Taken together, these changes are already radical. But it is likely they will be only the first steps in restructuring our concept of spatiality toward a reality of which we can only be partially aware, just as the first theorists of modernism could only partially understand the emerging condition of their day.

Simultaneous Place: Networked Publics

“One hundred dollars for three thousand minutes,” a twenty-five-year-old man with a Farsi accent repeats into his mobile phone. The scene is the local Starbucks, where you’ve gone to get away from the all-consuming distraction the Internet introduces into your life. You’ve intentionally left your phone in the car in order to be blissfully unaware of any professional or personal obligations that might take you away from your task. You’ve even left your laptop behind so that you won’t be tempted by the queue of e-mails to catch up to. You’re in the café with your Moleskine notebook—a non-networked object ubiquitous among the digerati—trying to start an essay on the role of place in network culture and finding that the only way forward is to detach yourself from the network as much as possible. But the people surrounding you have other ideas. The man behind you is trying to commit himself more deeply to the network, purchasing a plan that will allow him to talk on his mobile phone for one-tenth of his waking hours every month. A woman next to you is browsing the Internet with her laptop, a late-career executive is thumbing his Blackberry,two students are studying together, and some teenagers are hanging out listening to music on their iPhones. While one texts her friends, the other downloads music from the iTunes store. A thirtysomething man is on his laptop working on a screenplay, while a few people are just reading books or the paper. You are all somehow drawn together by the lure of the generic (but branded) caffeinated beverage and the desire to share a similarly generic, but nonetheless communal, space with other humans with whom you are likely not to have any direct interaction.

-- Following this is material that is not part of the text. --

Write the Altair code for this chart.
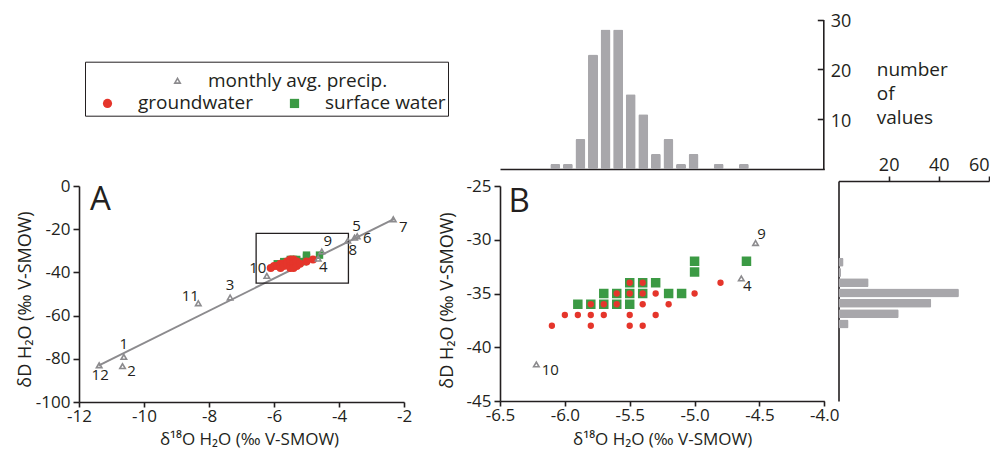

This is, as far as humanity goes, a scene that is simultaneously age-old and unprecedented. We gather at the communal watering hole as we always did; only now we don’t reach out to those around us. Instead, we communicate with far-flung souls using means that would be indistinguishable from magic for all but our most recent ancestors.

That we open at a coffeehouse is not incidental. For theorist Jürgen Habermas, when the public sphere emerged in the early eighteenth century, it did so in the context of the café, the learned society, and the salon.[1] Together with the rituals of coffee drinking, the café increasingly provided both forum and fuel for critical debate about the latest pamphlets, newsletters, and broadsides. But the public sphere was not so much a physical place as a discursive site in which a literate public could conduct rational and critical debate. The assembly and dialogue that constituted this emerging public sphere occurred as much within the pages of newly circulated printed materials as it did within the walls of the coffeehouse. And yet, although Habermas’s ideas of the emancipatory potential of the public sphere were dependent on open models of communication and participation, the café maintained its own invisible divides of power and access. The spaces that Habermas championed as the original outposts of this deliberative democracy were not open to women, or to men not of the appropriate race, class, or ethnicity. Instead, women conducted different modes of deliberative discourse in separate spaces, such as the tea table and the public laundry.